La guerre de 1914 va changer tout cela. Et la Légion étrangère, qui va s’y tailler la principale page de gloire, va devenir extrêmement populaire.
Pour la première fois, le 14 juillet 1917, un détachement de la Légion étrangère défilera dans Paris. On n’avait jamais vu cela, sauf une seule fois, en 1859, pour le retour des troupes de l’armée d’Italie. Mais c’était loin : Tous les corps de troupe de l’armée étaient peu ou prou venus défiler dans la capitale, y compris les unités de l’armée d’Afrique. Les sénégalais étaient venus à deux reprises, mais la Légion n’avait jamais paru sur les boulevards ou sur la pelouse de Longchamps.

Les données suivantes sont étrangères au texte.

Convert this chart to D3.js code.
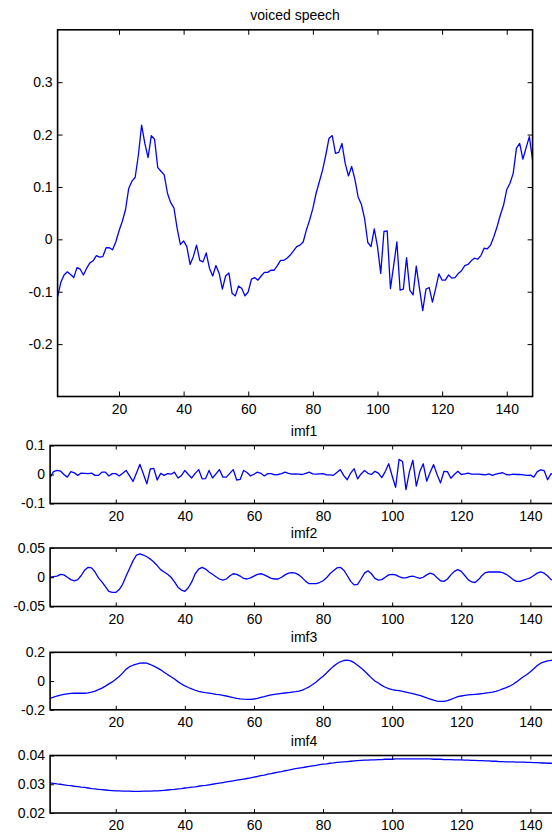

Or, voici qu’à la suite d’un drapeau qui commençait à se consteller de décorations, ces fameux légionnaires défilaient, la tête haute, côte à côte avec les soldats bleu horizon, tandis qu’eux, dans leur tenue kaki, étaient commandé, par un officier supérieur petit, sec, barbichu, invariablement vêtu de toile cachou, été comme hiver et dont le nom allait passer à la postérité : Rollet, le « père Rollet », l’ancien commandant de la compagnie montée du 1er Etranger, un homme d’un courage exceptionnel et d’un allant superbe.
La Légion venait, enfin, d’être adoptée par la France entière et, sur son passage, les acclamations n’allaient cesser de retentir de cette foule qui ne s’enthousiasme pas si facilement qu’on veut bien le dire…

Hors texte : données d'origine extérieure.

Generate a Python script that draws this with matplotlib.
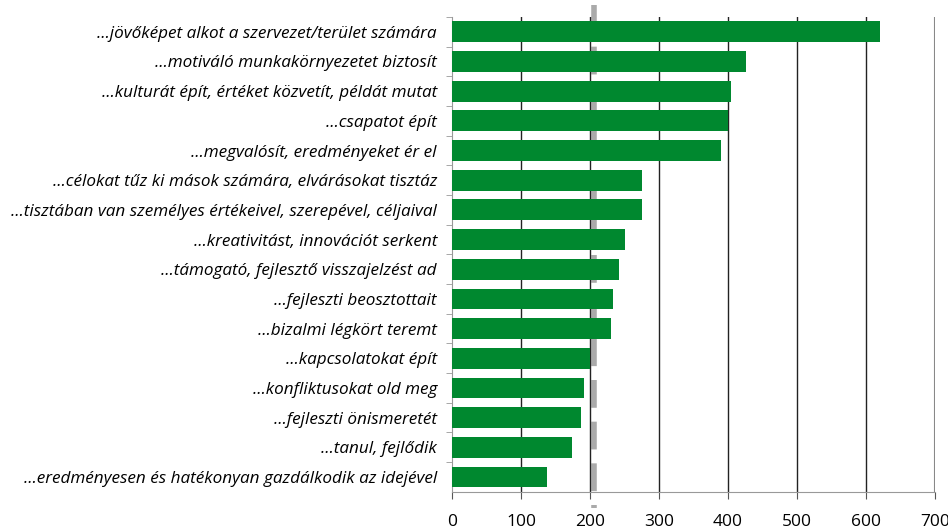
import matplotlib.pyplot as plt

# vezetői kompetenciák - említések száma
labels = [
    "...jövőképet alkot a szervezet/terület számára",
    "...motiváló munkakörnyezetet biztosít",
    "...kulturát épít, értéket közvetít, példát mutat",
    "...csapatot épít",
    "...megvalósít, eredményeket ér el",
    "...célokat tűz ki mások számára, elvárásokat tisztáz",
    "...tisztában van személyes értékeivel, szerepével, céljaival",
    "...kreativitást, innovációt serkent",
    "...támogató, fejlesztő visszajelzést ad",
    "...fejleszti beosztottait",
    "...bizalmi légkört teremt",
    "...kapcsolatokat épít",
    "...konfliktusokat old meg",
    "...fejleszti önismeretét",
    "...tanul, fejlődik",
    "...eredményesen és hatékonyan gazdálkodik az idejével",
]
values = [620, 426, 404, 400, 390, 275, 275, 251, 242, 233, 230, 200, 191, 187, 174, 138]
xticks = [0, 100, 200, 300, 400, 500, 600, 700]
avg_line = 205

plt.rcParams['font.family'] = ['Open Sans', 'DejaVu Sans']

fig = plt.figure(figsize=(9.48, 5.3), dpi=100)
ax = fig.add_axes([0.477, 0.072, 0.509, 0.896])

ypos = list(range(len(labels)))
ax.barh(ypos, values, height=0.7, color='#00882f', zorder=3)
ax.set_ylim(len(labels) - 0.5, -0.5)
ax.set_xlim(0, 700)

ax.set_yticks(ypos)
ax.set_yticklabels(labels, fontsize=12.3, style='italic')
ax.set_yticks([y + 0.5 for y in ypos[:-1]] + [-0.5], minor=True)
ax.tick_params(axis='y', which='major', length=0, pad=11)
ax.tick_params(axis='y', which='minor', length=4, color='#999999')

ax.set_xticks(xticks)
ax.set_xticklabels([str(t) for t in xticks], fontsize=12.5)
ax.tick_params(axis='x', length=5, color='#555555', pad=11)

for t in xticks[1:-1]:
    ax.axvline(t, color='#222222', lw=1, zorder=2)
ax.axvline(700, color='#888888', lw=1.5, zorder=2)

# átlag - szaggatott vonal
ax.plot([avg_line, avg_line], [-0.9, len(labels) - 0.5 + 0.55], color='#aaaaaa',
        lw=4, dashes=(5, 2.5), clip_on=False, zorder=1)

for s in ['top', 'right']:
    ax.spines[s].set_visible(False)
ax.spines['left'].set_color('#999999')
ax.spines['bottom'].set_color('#999999')

fig.savefig('out.png', dpi=100)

Ainsi, chemin faisant, le 14 juillet 1919, le colonel, le drapeau et une compagnie d’honneur de la Légion étrangère, du régiment de marche, vint défiler à Paris pour les fêtes de la Victoire.
Le régiment fut ensuite rapatrié en Afrique du Nord. Il séjourna d’abord à Tlemcen et c’est là que le 14 septembre 1919, le général Cherrier, commandant la division d’Oran, décora le drapeau de la médaille militaire.